El examen era bastante sencillo: levantar los brazos, toser y decir treinta y tres, tres veces seguidas. Después revisaba las mucosas de los ojos para ver si había síntomas de anemia. Como cierre estaba verificar los reflejos con un golpecito de martillo en las rodillas.

Tres días de mis vacaciones perdidos, la última semana, para confirma a mi madre que estaba totalmente sano y sin problemas de salud. Con sus dudas despejadas, mi madre se podía vanagloriar ante las vecinas y las madres de mis compañeros de juego, de mi estado de salud y la hemoglobina que acumulaba, aunque, por si las moscas, no descartaba tener a mano un pomo de bicomplex, uno de aceite de hígado de bacalao que sabía a rayo y otro de benadrilina. Previsión ante ausencia de apetito o presencia de catarro. De ellos nunca use el bicomplex.

Los años fueron pasando y el ritual de hacer exámenes médicos previos al comienzo de las clases fue pasando a un segundo plano. Sobre todo, porque nuevas dinámicas entraron en nuestras vidas.

Crecimos todos y el placer de entrar a hurtadillas en el patio del Dr. Pérez Estable a tumbar mangos filipinos pasó a un segundo plano. Él también envejeció y, aunque recordaba el nombre de cada uno de nosotros nos parecía una figura lejana; alguien al que podíamos ver todas las tardes sentados en el portal de su casa. Era un anciano más al que correspondíamos el saludo por educación y respeto.

Algunos de mis amiguitos estudiaron medicina y él al saberlo, además de la alegría, se brindó a darle consejos; cuentan que alguno que otro fue su alumno en algún momento de su carrera; pero ya la vejez –esa dictadura que anuncia que la juventud termino—le fue relegando a un sitio llamado olvido. Solo nuestras madres hablaban de su calidad médica cuando recordaban tiempos pasados.

Un buen día hubo luto en el barrio. Un murmullo, muy de lavanderas cuando quieren contar un secreto, se extendía: había muerto el Dr. Pérez Estable. No se había podido levantar, aunque la tarde antes estuvo sentado en su portal siempre impecable, pulcro y saludando a quieres pasaban ante su puerta.

Todo el barrio dio dinero para coronas y se presentaron en la funeraria Rivero (hoy Calzada y K). entre los presentes había decenas de ancianos, madres y nosotros. Junto a su féretro Maricela, su prima, que lloraba desconsolada y ante nuestra manifestación de luto no dudaba en llamarnos por nuestros nombres y recordarnos cual dolencia nos había curado.

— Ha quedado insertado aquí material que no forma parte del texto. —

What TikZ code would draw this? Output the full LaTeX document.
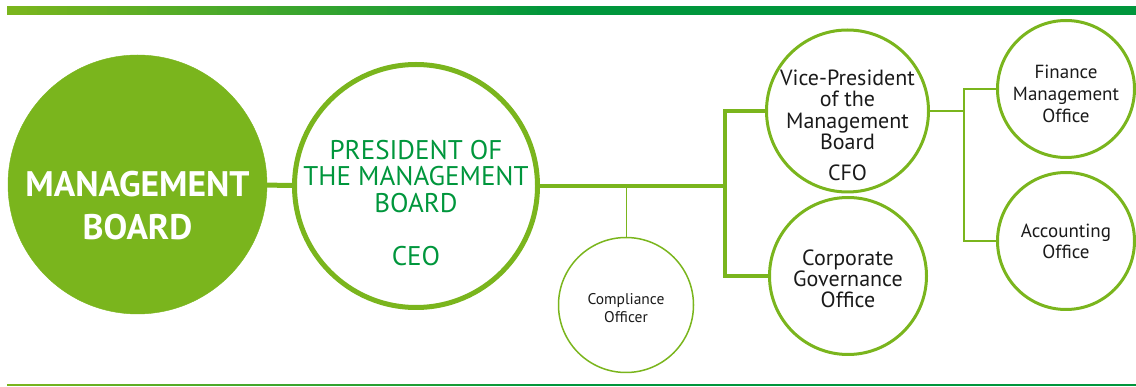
\documentclass[tikz,border=0pt]{standalone}
\usepackage{fontspec}
\setmainfont{PT Sans}
\definecolor{lgreen}{HTML}{7AB51D}
\definecolor{dgreen}{HTML}{00963C}
\definecolor{ink}{HTML}{1A1A1A}

\begin{document}
\begin{tikzpicture}[x=1pt,y=-1pt,
  unit/.style={circle,draw=lgreen,inner sep=0pt},
  txt/.style={align=center,text=ink,inner sep=0pt},
  link/.style={draw=lgreen}]
\useasboundingbox (0,0) rectangle (1136,387);
\foreach \i in {0,...,54} {
  \pgfmathsetmacro\pct{100-100*\i/54}
  \fill[lgreen!\pct!dgreen] (7+10*\i,6) rectangle (17.5+10*\i,15);
  \fill[lgreen!\pct!dgreen] (7+10*\i,384.5) rectangle (17.5+10*\i,386.5);
}
\fill[dgreen] (557,6) rectangle (1136,15);
\fill[dgreen] (557,384.5) rectangle (1136,386.5);

\node[unit,fill=lgreen,minimum size=259pt] (mb) at (137.5,184.5) {};
\node[unit,line width=5pt,minimum size=243pt] (ceo) at (416,186) {};
\node[unit,line width=1.5pt,minimum size=135pt] (comp) at (626,305) {};
\node[unit,line width=3pt,minimum size=162pt] (vp) at (847.5,111) {};
\node[unit,line width=3pt,minimum size=157pt] (cgo) at (848,276) {};
\node[unit,line width=3pt,minimum size=137pt] (fin) at (1066,89) {};
\node[unit,line width=3pt,minimum size=137pt] (acc) at (1066,241) {};

\coordinate (split) at (725,186);
\coordinate (fsplit) at (964,112);

\draw[link,line width=5pt] (mb) -- (ceo);
\draw[link,line width=4pt] (ceo.east) -- (split);
\draw[link,line width=1pt] (comp.north) -- (comp.north |- split);
\draw[link,line width=4pt] (vp.west) -- (vp.west -| split) -- (cgo.west -| split) -- (cgo.west);
\draw[link,line width=2.5pt] (vp.east) -- (vp.east -| fsplit);
\draw[link,line width=2.5pt] (fin.west) -- (fin.west -| fsplit) -- (acc.west -| fsplit) -- (acc.west);

\node[txt,text=white,font=\bfseries\fontsize{35.5}{43}\selectfont] (mb-txt) at (137.5,206) {MANAGEMENT\\BOARD};
\node[txt,text=dgreen,font=\fontsize{27}{26.5}\selectfont] (ceo-txt) at (416,203) {PRESIDENT OF\\THE MANAGEMENT\\BOARD\\[27pt]CEO};
\node[txt,font=\fontsize{22}{21.3}\selectfont] (vp-txt) at (847.5,125.5) {Vice-President\\of the\\Management\\Board\\[10pt]CFO};
\node[txt,font=\fontsize{22}{21.3}\selectfont] (cgo-txt) at (848,279) {Corporate\\Governance\\Office};
\node[txt,font=\fontsize{19}{22}\selectfont] (fin-txt) at (1066,94) {Finance\\Management\\Office};
\node[txt,font=\fontsize{19}{21}\selectfont] (acc-txt) at (1066,241.5) {Accounting\\Office};
\node[txt,font=\fontsize{15.5}{18}\selectfont] (comp-txt) at (626,308) {Compliance\\Officer};
\end{tikzpicture}
\end{document}
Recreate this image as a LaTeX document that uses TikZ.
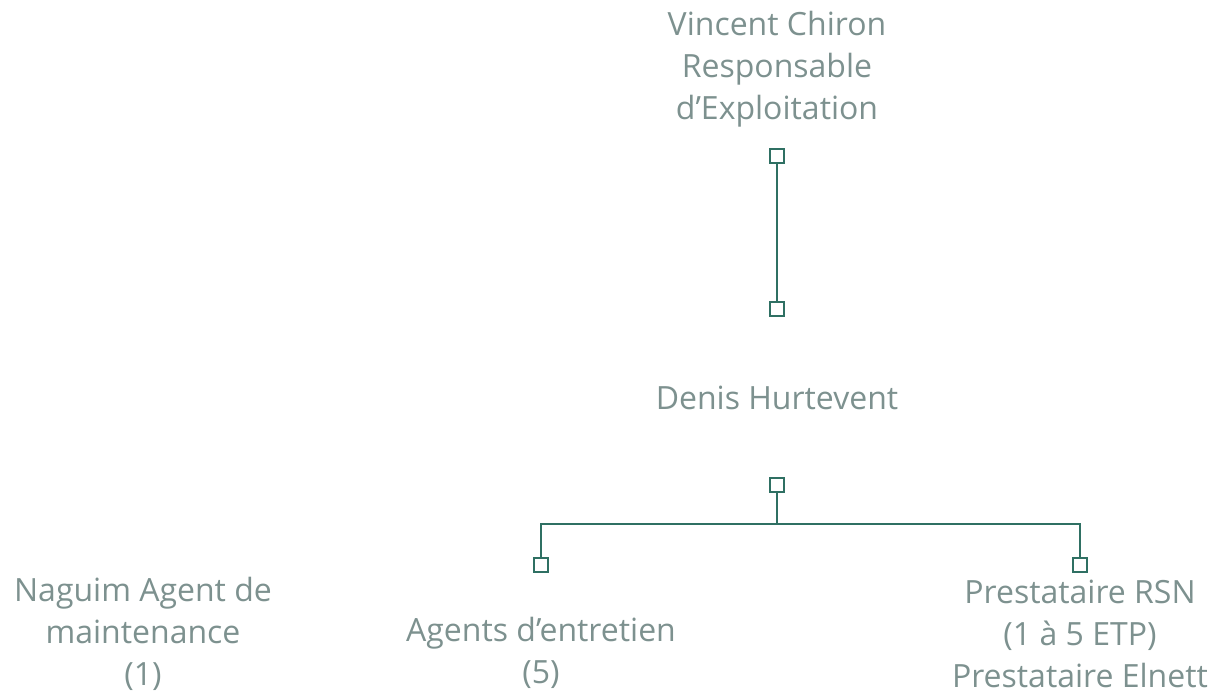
\documentclass[tikz,border=0pt]{standalone}
\usepackage{fontspec}
\setmainfont{Open Sans}
\usepackage{xcolor}
\usepackage{tikz}
\usetikzlibrary{positioning, calc}
\definecolor{linkteal}{HTML}{2F7063}
\definecolor{labelgrey}{HTML}{7D918F}
\tikzset{
    person/.style={align=center, text=labelgrey, font=\fontsize{16}{21}\selectfont, inner sep=0pt},
    port/.style={draw=linkteal, fill=white, line width=1.1pt, minimum size=7pt, inner sep=0pt, outer sep=0pt},
    link/.style={draw=linkteal, line width=1.1pt}
}

\begin{document}
\begin{tikzpicture}[x=0.5pt, y=-0.5pt]
    \useasboundingbox (0,0) rectangle (1221,694);
    % names
    \node[person] (chiron) at (777,69) {Vincent Chiron\\Responsable\\d’Exploitation};
    \node[person] (hurtevent) at (777,398) {Denis Hurtevent};
    \node[person] (naguim) at (143,634) {Naguim Agent de\\maintenance\\(1)};
    \node[person] (entretien) at (541,653) {Agents d’entretien\\(5)};
    \node[person] (presta) at (1080,634) {Prestataire RSN\\(1 à 5 ETP)\\Prestataire Elnett};
    % connectors
    \node[port] (chironout) at (777,156) {};
    \node[port] (hurtin) at (777,309) {};
    \node[port] (hurtout) at (777,485) {};
    \node[port] (entin) at (541,565) {};
    \node[port] (prestain) at (1080,565) {};
    \coordinate (fork) at (777,524);
    \draw[link] (chironout) -- (hurtin);
    \draw[link] (hurtout) -- (fork);
    \draw[link] (fork) -| (entin);
    \draw[link] (fork) -| (prestain);
\end{tikzpicture}
\end{document}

Pasaron los años y aquella casa consulta fue habitada por dicen que algunos parientes lejanos que vinieron a cuidar a Maricela, que ya ciega y sola nos identificaba por la voz y nos preguntaba por nuestra madre. En sus últimos tiempos había hecho una regresión temporal y a muchos le recordaba que debían hacerse los análisis, no olviden que el pomo ámbar es para la muestra de orine, decía con voz cansada.

Un buen día no estuvo más y los nuevos habitantes de la casa decidieron hacer “limpieza general”. En la acera pusieron sin miramientos sus archivos de metal, gastados y relucientes de oxido. Curiosos, transeúntes y vecinos decidieron revisar su interior; tal vez buscando algún tesoro invaluable y para su sorpresa encontraron la vida y milagro médico de muchos de nosotros; perfectamente ordenada y con una precisión de detalles únicos. Eran la historia de nuestra infancia y de nuestra salud.

Este agosto; superado el temor a la pandemia, decidí volver sobre mis pasos y regresar a mi infancia y me sometí a un chequeo médico. Invité a mis hijos que me miraron como a una rara ave, y atinaron a preguntar si estaba enfermo.

No hijos es disciplina. Respondí mientras intentaba encontrar en algún lugar de mi casa un frasco color ámbar y uno transparente para acomodar mis muestras. Espero con ansias el resultado de los análisis, mientras tantos cruzo los dedos para que los valores sean los mismos, o parecidos, a los de hace cincuenta años.